I am waiting and watching for you.
In a horror movie or suspense thriller, the above saying might have a more fearful, ominous or foreboding tone, but etched into a nineteenth-century gravestone, it means that the loved one is waiting to either reunite with family members in heaven or lying in wait for the coming of the Lord. Unfortunately, to some it was a sign that a spectral ghoul resided beneath, and so a legend was born.
Believe it or not, one of the most famous Rhode Island vampires was never disinterred, or even suspected of vampirism, although she was exhumed from the family burial lot and reinterred in the public cemetery at the corner of Plain and Liberty Hill Road on October 26, 1889, when the family sold their farm. Other than that, she remained anonymous; that is, until a group of legend-trippers stumbled upon her grave in the 1960s.
Nellie Louise Vaughn died on March 31, 1889, at the age of nineteen, presumably of pneumonia, not consumption. She was first buried in the family lot on her farm. Small, private family plots were very common in Rhode Island and, in some cases, are still in use to this day. Families who have owned the same land for centuries have their own private cemeteries where they can someday be buried with their ancestors.
The legend was born when, as the story goes, a Coventry teacher told his or her students about the vampire grave, just off Route 102 in South County, of a nineteen-year-old girl who died in the late 1800s. The teacher never gave a name or exact location. It can be assumed that this particular teacher was referring to Mercy Brown but could not remember, or did not know, the girl’s name. Either way, a group of classmates gathered together one night to find the grave of the vampire. How they came upon the historical cemetery behind the Plain Meetinghouse is another matter of mystery. Perhaps they had an atlas with the cemeteries marked and began a tour of each one, looking for telltale signs of a nosferatu, or maybe one of the legend-trippers already knew of the graveyard.
It did not take long for the seekers of the unknown to find what convinced them that their search was over. Just inside the cemetery sat Nellie’s stone with the now-famous inscription. Nellie’s age at the time of death and the date of her death closely matched the teacher’s description, and another Rhode Island vampire was born.
Since then, countless people have paid a visit to the graveyard looking for the grave site where, as legend states, no moss, lichen or grass will grow. It was also related that the grave continues to sink into the earth. There is no stone marking her plot, as it has been removed and stored away in an undisclosed location for preservation. Nellie’s grave site appears to be well tended with grass and is not sinking, as legend has proclaimed. There are a few areas in the burial yard where people claim she is buried, and all of them, for the most part, have plenty of vegetation on them. Unfortunately, the cemetery has been subject to much vandalism—so much so that there is a neighborhood watch, as well as police patrols on a regular basis.

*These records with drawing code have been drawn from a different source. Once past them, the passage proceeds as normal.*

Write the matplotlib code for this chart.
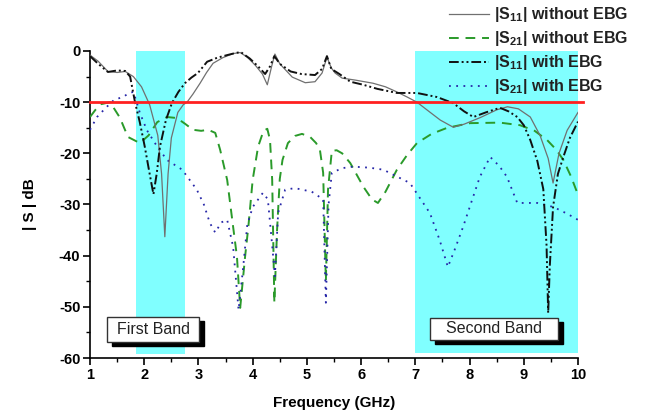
import matplotlib
matplotlib.use("Agg")
import matplotlib.pyplot as plt
from matplotlib.patches import Rectangle
from matplotlib.lines import Line2D
from matplotlib.ticker import MultipleLocator

plt.rcParams['font.family'] = ['Liberation Sans', 'DejaVu Sans']
plt.rcParams['mathtext.fontset'] = 'custom'
plt.rcParams['mathtext.rm'] = 'Liberation Sans'
plt.rcParams['mathtext.bf'] = 'Liberation Sans:bold'

# ---- data ----
f_s11_wo = [1.0, 1.15, 1.33, 1.5, 1.65, 1.8, 1.95, 2.1, 2.25, 2.32, 2.38, 2.44, 2.5, 2.62, 2.72, 2.79,
            2.9, 3.03, 3.15, 3.27, 3.45, 3.64, 3.77, 3.9, 4.05, 4.18, 4.27, 4.35, 4.41, 4.5, 4.73,
            4.97, 5.15, 5.28, 5.37, 5.45, 5.52, 5.65, 5.9, 6.22, 6.45, 6.66, 6.85, 7.03, 7.25, 7.46,
            7.7, 7.9, 8.2, 8.5, 8.7, 8.9, 9.12, 9.3, 9.45, 9.54, 9.65, 9.8, 10.0]
db_s11_wo = [-0.8, -2.0, -4.0, -4.2, -4.0, -5.0, -7.0, -10.5, -16.5, -24.0, -36.3, -24.0, -17.0, -12.0, -10.5, -10.0,
             -8.4, -6.3, -4.2, -2.4, -1.3, -0.5, -0.3, -1.2, -2.8, -4.5, -6.6, -3.0, -0.6, -2.5, -5.1,
             -6.2, -6.0, -4.3, -1.2, -3.3, -4.3, -5.3, -5.7, -6.3, -7.0, -8.0, -9.0, -10.0, -11.8, -13.5,
             -14.9, -14.3, -13.0, -11.5, -10.9, -11.3, -12.9, -16.5, -21.0, -25.8, -20.0, -15.5, -12.0]

f_s21_wo = [1.0, 1.1, 1.2, 1.37, 1.55, 1.70, 1.92, 2.08, 2.24, 2.42, 2.6, 2.75, 2.9, 3.05, 3.18, 3.31,
            3.40, 3.53, 3.64, 3.71, 3.77, 3.86, 3.92, 4.0, 4.1, 4.2, 4.27, 4.32, 4.36, 4.40, 4.45,
            4.50, 4.55, 4.65, 4.78, 4.91, 5.06, 5.17, 5.24, 5.30, 5.35, 5.39, 5.46, 5.55, 5.65, 5.80,
            6.04, 6.20, 6.31, 6.45, 6.66, 6.85, 7.03, 7.30, 7.59, 8.01, 8.56, 8.93, 9.20, 9.43, 9.60,
            9.73, 9.87, 10.0]
db_s21_wo = [-12.9, -11.5, -10.4, -10.0, -13.0, -16.8, -18.0, -16.5, -13.9, -12.9, -13.1, -14.2, -15.4, -15.6, -15.4, -16.0,
             -19.3, -25.2, -34.4, -40.2, -50.2, -40.2, -34.4, -25.2, -18.7, -15.6, -15.2, -17.4, -25.2, -49.2, -35.0,
             -25.0, -21.3, -18.0, -16.6, -16.2, -16.8, -18.0, -19.3, -23.8, -45.0, -27.0, -19.5, -19.4, -20.0, -21.9,
             -26.5, -29.0, -29.7, -27.5, -23.2, -20.3, -18.0, -16.2, -15.0, -14.1, -14.0, -14.5, -15.6, -17.4, -19.3,
             -21.3, -24.5, -28.1]

f_s11_w = [1.0, 1.15, 1.33, 1.5, 1.65, 1.74, 1.83, 1.92, 2.01, 2.1, 2.17, 2.23, 2.29, 2.4, 2.51, 2.63,
           2.75, 2.87, 2.99, 3.16, 3.35, 3.53, 3.68, 3.78, 3.95, 4.1, 4.23, 4.32, 4.4, 4.5, 4.7,
           4.9, 5.15, 5.28, 5.37, 5.45, 5.6, 5.8, 6.04, 6.3, 6.66, 7.03, 7.4, 7.7, 7.9, 8.07, 8.3,
           8.56, 8.72, 8.88, 9.0, 9.12, 9.25, 9.36, 9.42, 9.45, 9.48, 9.54, 9.63, 9.73, 9.85, 10.0]
db_s11_w = [-1.0, -2.5, -4.1, -3.8, -3.9, -5.0, -10.0, -14.0, -18.7, -24.0, -28.0, -24.0, -18.7, -13.5, -10.2, -8.0,
            -6.3, -5.2, -4.3, -2.1, -1.3, -0.8, -0.4, -0.2, -1.5, -3.0, -4.5, -3.0, -1.0, -2.5, -4.0,
            -4.5, -4.7, -3.5, -1.0, -3.5, -4.5, -6.0, -6.6, -7.4, -8.2, -8.2, -9.0, -10.2, -11.8, -12.9, -12.0,
            -11.1, -11.8, -12.9, -14.5, -17.4, -21.5, -27.0, -38.0, -51.2, -42.0, -30.5, -24.0, -20.7, -17.0, -13.8]

f_s21_w = [1.0, 1.13, 1.3, 1.45, 1.61, 1.72, 1.80, 1.86, 1.92, 2.05, 2.24, 2.42, 2.7, 2.97, 3.10, 3.21,
           3.31, 3.42, 3.53, 3.64, 3.74, 3.82, 3.90, 4.0, 4.19, 4.28, 4.36, 4.41, 4.47, 4.6, 4.78,
           5.09, 5.30, 5.35, 5.40, 5.46, 5.65, 5.85, 6.15, 6.41, 6.9, 7.27, 7.45, 7.60, 7.72, 7.88,
           8.05, 8.19, 8.38, 8.55, 8.69, 8.88, 9.25, 9.55, 9.8, 10.0]
db_s21_w = [-15.4, -12.9, -11.0, -9.5, -9.0, -8.2, -8.0, -10.0, -12.1, -15.5, -18.7, -21.3, -23.2, -27.1, -30.0, -33.6,
            -35.5, -33.5, -33.0, -38.3, -50.6, -42.8, -34.0, -30.5, -27.7, -29.0, -38.0, -44.0, -31.6, -27.1, -26.8,
            -27.5, -29.0, -49.2, -30.0, -23.8, -22.9, -22.6, -22.8, -23.2, -25.8, -31.7, -37.0, -42.2, -39.0, -34.4,
            -29.0, -24.6, -20.7, -22.5, -24.6, -29.7, -29.7, -30.5, -31.8, -33.0]

bands = [(1.85, 2.75), (7.0, 10.0)]
band_labels = ["First Band", "Second Band"]
threshold = -10
legend_labels = [r"$\mathbf{|S_{11}|}$ without EBG", r"$\mathbf{|S_{21}|}$ without EBG",
                 r"$\mathbf{|S_{11}|}$ with EBG", r"$\mathbf{|S_{21}|}$ with EBG"]

# ---- figure ----
fig = plt.figure(figsize=(6.46, 4.15), dpi=100)
ax = fig.add_axes([90/646, 1-358/415, (578-90)/646, (358-51)/415])
ax.set_xlim(1, 10)
ax.set_ylim(-60, 0)

cyan = '#80ffff'
ax.axvspan(bands[0][0], bands[0][1], ymin=(60-59.3)/60, ymax=1, color=cyan, lw=0, zorder=0)
ax.axvspan(bands[1][0], bands[1][1], ymin=(60-59.0)/60, ymax=1, color=cyan, lw=0, zorder=0)

styles = [dict(color='#707070', lw=0.9, ls='-'),
          dict(color='#2a9a2a', lw=1.4, ls=(0, (5, 3.5))),
          dict(color='#111111', lw=1.4, ls=(0, (5, 1.5, 1, 1.5, 1, 1.5))),
          dict(color='#2727a8', lw=1.3, ls=(0, (1, 3)))]
series = [(f_s11_wo, db_s11_wo), (f_s21_wo, db_s21_wo), (f_s11_w, db_s11_w), (f_s21_w, db_s21_w)]
order = [1, 3, 0, 2]
for i in order:
    ax.plot(series[i][0], series[i][1], zorder=3, **styles[i])

ax.plot([1, 10.1], [threshold, threshold], color='#ff2020', lw=2.0, zorder=4, clip_on=False)

# band label boxes
boxes = [((1.314, -56.84), 3.011-1.314, 4.89), ((7.27, -56.4), 9.63-7.27, 4.3)]
dx, dy = 5/54.2, 4.5/5.12
for (xy, w, h), lab in zip(boxes, band_labels):
    ax.add_patch(Rectangle((xy[0]+dx, xy[1]-dy), w, h, facecolor='black', edgecolor='black', zorder=5))
    ax.add_patch(Rectangle(xy, w, h, facecolor='white', edgecolor='#333333', lw=1.0, zorder=6))
    ax.text(xy[0]+w/2, xy[1]+h/2, lab, ha='center', va='center', fontsize=11.5, color='#222222', zorder=7)

for s in ['top', 'right']:
    ax.spines[s].set_visible(False)
for s in ['left', 'bottom']:
    ax.spines[s].set_linewidth(1.2)

ax.xaxis.set_minor_locator(MultipleLocator(0.5))
ax.yaxis.set_minor_locator(MultipleLocator(5))
ax.tick_params(which='major', direction='out', length=5, width=1.2, labelsize=10.5, pad=2)
ax.tick_params(which='minor', direction='out', length=3, width=1.0)
ax.set_xticks(range(1, 11))
ax.set_xticklabels([str(v) for v in range(1, 11)], fontweight='bold')
ax.set_yticks(range(-60, 1, 10))
ax.set_yticklabels([str(v) for v in range(-60, 1, 10)], fontweight='bold')

ax.set_xlabel("Frequency (GHz)", fontsize=11, fontweight='bold', labelpad=10)
ax.set_ylabel("| S | dB", fontsize=11, fontweight='bold', labelpad=16)

# legend (manual, figure coords)
rows = [14, 38, 62, 86]
for i, y in enumerate(rows):
    yf = 1 - y/415
    fig.add_artist(Line2D([449/646, 489/646], [yf, yf], **styles[i]))
    fig.text(494/646, yf, legend_labels[i], fontsize=11.5, fontweight='bold', va='center', ha='left', color='#222222')

fig.savefig("out.png", dpi=100)
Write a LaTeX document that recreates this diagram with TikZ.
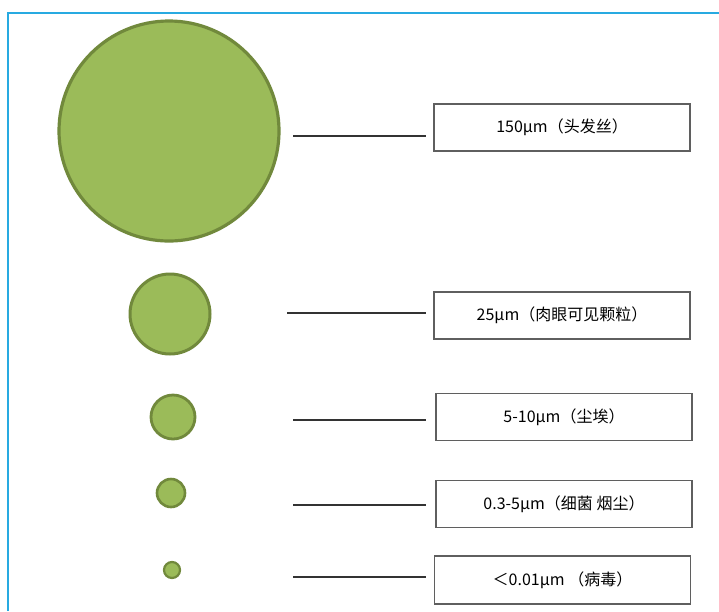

There were also claims by certain paranormal groups that Nellie was buried alive, but no evidence to substantiate that assertion has ever been produced. Neither has there ever been any evidence that she may have been accused of vampirism during her time. Another recent aspect of the Nellie Vaughn saga involves the alleged sighting of a young woman in the graveyard and an ethereal voice emanating from nowhere saying, “I am perfectly pleasant.” In the book New England Ghost Files, Charles T. Robinson states that people have heard the words echo through the air while in the cemetery and have spotted the visage of a young woman near the grave of Nellie Vaughn.
Acclaimed author and paranormal investigator Christopher Balzano once stated that we have a tendency to immediately blame a haunting on the most famous person who lived in or passed through the area. Unfortunately, there is no indubitable evidence on the paranormal side to support that, even if there is a voice calling out to the visitors, it is actually Nellie’s. We already know she was never accused of being one of the spectral visitors blamed for sucking the life from family members in the eighteenth and nineteenth centuries. If anything, there is a beautiful historical cemetery and meetinghouse that should be left alone and respected. There is no need to waste your time traveling four miles up a winding road to see, well, nothing.
If you decide to visit the cemetery, please respect all rules and regulations regarding the cemetery and the historical meetinghouse.